§ WORK TO COMPLETE: Working from the top of the listing below, retype each line through the line containing "danych, mało kontroli</div>", both included, with no pictures.

§ DATA EXTRACT:

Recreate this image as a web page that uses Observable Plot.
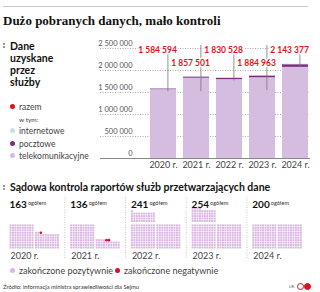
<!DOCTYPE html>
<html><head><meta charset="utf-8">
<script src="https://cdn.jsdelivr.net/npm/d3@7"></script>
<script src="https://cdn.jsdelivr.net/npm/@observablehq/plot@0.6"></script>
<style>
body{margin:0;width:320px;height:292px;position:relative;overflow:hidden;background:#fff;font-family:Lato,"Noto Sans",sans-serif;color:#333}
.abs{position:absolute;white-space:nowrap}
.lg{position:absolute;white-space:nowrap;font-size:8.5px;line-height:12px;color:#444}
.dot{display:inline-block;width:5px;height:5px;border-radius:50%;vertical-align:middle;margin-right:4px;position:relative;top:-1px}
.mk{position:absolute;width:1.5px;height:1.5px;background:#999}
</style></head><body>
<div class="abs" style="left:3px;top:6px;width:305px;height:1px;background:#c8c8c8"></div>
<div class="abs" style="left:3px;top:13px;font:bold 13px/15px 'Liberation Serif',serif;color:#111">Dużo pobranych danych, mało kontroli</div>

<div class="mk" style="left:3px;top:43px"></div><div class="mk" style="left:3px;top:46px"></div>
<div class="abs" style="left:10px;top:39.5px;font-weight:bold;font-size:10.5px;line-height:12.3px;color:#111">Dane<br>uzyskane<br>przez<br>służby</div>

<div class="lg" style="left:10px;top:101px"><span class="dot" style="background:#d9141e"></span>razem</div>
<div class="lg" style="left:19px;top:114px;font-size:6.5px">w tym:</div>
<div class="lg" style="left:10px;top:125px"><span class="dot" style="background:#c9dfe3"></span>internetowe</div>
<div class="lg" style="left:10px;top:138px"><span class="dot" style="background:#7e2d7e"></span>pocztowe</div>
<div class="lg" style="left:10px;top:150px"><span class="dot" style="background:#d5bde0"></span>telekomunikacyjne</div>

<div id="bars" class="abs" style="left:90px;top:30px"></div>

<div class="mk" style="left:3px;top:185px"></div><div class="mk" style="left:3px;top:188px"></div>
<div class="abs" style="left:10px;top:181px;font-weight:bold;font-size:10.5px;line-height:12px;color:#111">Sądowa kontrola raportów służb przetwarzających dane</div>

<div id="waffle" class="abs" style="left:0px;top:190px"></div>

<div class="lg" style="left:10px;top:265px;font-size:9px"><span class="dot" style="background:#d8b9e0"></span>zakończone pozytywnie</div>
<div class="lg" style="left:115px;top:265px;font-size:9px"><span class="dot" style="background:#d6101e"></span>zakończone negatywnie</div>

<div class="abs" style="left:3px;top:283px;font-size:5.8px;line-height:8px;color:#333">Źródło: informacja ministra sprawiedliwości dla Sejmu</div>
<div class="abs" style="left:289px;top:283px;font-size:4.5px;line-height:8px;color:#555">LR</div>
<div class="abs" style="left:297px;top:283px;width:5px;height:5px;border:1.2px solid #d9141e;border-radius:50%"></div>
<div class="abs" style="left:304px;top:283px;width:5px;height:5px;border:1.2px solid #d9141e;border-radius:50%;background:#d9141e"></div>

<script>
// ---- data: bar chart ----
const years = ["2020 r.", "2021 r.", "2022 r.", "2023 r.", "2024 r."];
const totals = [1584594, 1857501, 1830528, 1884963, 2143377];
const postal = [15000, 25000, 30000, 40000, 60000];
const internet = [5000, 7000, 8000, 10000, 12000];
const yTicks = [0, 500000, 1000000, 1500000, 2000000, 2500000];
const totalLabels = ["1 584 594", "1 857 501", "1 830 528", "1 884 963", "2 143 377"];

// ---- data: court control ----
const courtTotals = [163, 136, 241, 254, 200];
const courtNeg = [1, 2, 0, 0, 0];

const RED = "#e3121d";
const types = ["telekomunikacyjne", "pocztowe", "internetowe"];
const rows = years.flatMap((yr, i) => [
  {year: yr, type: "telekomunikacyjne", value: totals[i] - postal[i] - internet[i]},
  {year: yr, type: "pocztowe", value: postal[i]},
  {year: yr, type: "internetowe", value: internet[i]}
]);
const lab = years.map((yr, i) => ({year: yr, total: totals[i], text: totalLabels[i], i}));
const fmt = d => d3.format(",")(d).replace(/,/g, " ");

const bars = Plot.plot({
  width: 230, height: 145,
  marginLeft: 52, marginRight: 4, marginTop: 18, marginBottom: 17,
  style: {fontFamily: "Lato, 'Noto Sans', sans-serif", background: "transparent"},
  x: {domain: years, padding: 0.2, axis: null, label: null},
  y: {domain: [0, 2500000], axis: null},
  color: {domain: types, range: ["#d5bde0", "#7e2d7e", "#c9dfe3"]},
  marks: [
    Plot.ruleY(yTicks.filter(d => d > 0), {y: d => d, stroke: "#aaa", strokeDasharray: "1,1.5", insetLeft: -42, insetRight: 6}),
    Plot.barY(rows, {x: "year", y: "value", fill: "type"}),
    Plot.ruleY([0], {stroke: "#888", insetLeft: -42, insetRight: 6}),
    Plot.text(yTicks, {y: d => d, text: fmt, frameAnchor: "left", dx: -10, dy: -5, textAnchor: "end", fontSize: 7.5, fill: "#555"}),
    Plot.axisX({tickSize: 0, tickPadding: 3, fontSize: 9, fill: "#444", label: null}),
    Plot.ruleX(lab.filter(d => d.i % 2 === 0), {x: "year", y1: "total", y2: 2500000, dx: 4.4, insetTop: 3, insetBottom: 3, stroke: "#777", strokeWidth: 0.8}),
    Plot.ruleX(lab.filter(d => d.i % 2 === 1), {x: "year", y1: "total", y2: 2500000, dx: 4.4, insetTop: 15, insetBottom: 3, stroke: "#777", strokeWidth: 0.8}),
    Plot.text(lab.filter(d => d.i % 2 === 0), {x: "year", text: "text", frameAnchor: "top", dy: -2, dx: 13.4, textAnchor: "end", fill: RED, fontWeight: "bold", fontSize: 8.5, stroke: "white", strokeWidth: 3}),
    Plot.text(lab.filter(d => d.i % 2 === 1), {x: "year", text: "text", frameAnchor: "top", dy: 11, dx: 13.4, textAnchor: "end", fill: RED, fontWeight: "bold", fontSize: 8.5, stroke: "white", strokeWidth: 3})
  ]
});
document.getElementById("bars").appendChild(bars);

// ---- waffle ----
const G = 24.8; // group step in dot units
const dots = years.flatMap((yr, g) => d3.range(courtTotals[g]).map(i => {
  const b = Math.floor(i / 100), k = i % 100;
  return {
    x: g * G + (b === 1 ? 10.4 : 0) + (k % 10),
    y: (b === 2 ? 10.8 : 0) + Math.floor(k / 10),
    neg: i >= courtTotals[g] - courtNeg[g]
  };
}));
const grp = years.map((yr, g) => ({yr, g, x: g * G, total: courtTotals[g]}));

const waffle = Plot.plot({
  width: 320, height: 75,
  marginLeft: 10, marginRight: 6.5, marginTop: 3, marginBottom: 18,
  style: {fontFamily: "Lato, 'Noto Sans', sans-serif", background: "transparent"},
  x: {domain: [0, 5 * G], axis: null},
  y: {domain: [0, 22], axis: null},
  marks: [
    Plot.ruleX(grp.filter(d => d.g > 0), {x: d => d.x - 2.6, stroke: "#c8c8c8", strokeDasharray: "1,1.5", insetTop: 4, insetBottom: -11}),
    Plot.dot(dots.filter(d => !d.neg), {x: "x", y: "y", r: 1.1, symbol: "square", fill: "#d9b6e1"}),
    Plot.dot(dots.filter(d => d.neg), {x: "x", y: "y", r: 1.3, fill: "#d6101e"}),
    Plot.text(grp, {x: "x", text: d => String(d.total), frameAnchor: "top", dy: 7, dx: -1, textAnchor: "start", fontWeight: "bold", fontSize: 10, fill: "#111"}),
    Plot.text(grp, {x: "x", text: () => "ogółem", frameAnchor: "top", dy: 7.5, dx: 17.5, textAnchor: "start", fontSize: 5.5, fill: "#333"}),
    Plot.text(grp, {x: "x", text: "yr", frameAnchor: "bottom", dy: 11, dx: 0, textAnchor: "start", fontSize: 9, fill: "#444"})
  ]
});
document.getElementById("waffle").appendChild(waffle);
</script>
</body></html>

§ TASK ANSWER:
Recreate this image as a web page that uses Observable Plot.
<!DOCTYPE html>
<html><head><meta charset="utf-8">
<script src="https://cdn.jsdelivr.net/npm/d3@7"></script>
<script src="https://cdn.jsdelivr.net/npm/@observablehq/plot@0.6"></script>
<style>
body{margin:0;width:320px;height:292px;position:relative;overflow:hidden;background:#fff;font-family:Lato,"Noto Sans",sans-serif;color:#333}
.abs{position:absolute;white-space:nowrap}
.lg{position:absolute;white-space:nowrap;font-size:8.5px;line-height:12px;color:#444}
.dot{display:inline-block;width:5px;height:5px;border-radius:50%;vertical-align:middle;margin-right:4px;position:relative;top:-1px}
.mk{position:absolute;width:1.5px;height:1.5px;background:#999}
</style></head><body>
<div class="abs" style="left:3px;top:6px;width:305px;height:1px;background:#c8c8c8"></div>
<div class="abs" style="left:3px;top:13px;font:bold 13px/15px 'Liberation Serif',serif;color:#111">Dużo pobranych danych, mało kontroli</div>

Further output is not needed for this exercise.